◆ Written exercise: Set out every line bearing the string "this".
▬▬▬▬▬▬▬▬▬▬
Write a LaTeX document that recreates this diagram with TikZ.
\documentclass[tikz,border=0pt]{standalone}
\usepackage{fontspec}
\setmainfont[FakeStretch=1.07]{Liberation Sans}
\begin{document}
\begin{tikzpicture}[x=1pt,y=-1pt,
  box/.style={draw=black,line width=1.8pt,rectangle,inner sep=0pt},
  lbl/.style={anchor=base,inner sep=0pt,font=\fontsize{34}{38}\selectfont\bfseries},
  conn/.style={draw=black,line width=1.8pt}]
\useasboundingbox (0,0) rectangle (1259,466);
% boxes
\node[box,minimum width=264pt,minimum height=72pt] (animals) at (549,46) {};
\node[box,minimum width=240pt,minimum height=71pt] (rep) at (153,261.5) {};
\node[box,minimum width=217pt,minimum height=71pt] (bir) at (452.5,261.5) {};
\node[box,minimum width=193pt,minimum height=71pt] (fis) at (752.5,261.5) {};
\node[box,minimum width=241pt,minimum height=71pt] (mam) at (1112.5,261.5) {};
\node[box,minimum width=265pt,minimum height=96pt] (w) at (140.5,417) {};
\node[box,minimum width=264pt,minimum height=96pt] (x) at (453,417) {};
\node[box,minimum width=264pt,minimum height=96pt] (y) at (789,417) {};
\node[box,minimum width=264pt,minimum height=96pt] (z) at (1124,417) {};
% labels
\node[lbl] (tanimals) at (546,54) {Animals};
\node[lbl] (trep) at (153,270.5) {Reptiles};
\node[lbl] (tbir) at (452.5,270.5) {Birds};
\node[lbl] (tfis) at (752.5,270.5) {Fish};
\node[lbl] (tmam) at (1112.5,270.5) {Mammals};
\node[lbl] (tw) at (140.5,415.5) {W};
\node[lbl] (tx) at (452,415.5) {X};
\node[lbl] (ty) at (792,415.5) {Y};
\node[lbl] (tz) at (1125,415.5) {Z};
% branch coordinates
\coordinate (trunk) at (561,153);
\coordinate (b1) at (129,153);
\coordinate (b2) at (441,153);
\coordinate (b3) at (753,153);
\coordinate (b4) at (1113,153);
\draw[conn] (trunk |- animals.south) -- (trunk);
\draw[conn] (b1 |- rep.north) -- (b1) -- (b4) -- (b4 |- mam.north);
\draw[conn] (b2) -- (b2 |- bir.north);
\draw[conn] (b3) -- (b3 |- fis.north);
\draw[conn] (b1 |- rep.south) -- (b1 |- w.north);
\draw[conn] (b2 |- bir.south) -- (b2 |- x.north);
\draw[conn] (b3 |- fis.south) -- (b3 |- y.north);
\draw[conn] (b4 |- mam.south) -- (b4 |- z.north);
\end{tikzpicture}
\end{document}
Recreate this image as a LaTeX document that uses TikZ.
▬▬▬▬▬▬▬▬▬▬
◆ Exercise solution:
Write a LaTeX document that recreates this diagram with TikZ.
Recreate this image as a LaTeX document that uses TikZ.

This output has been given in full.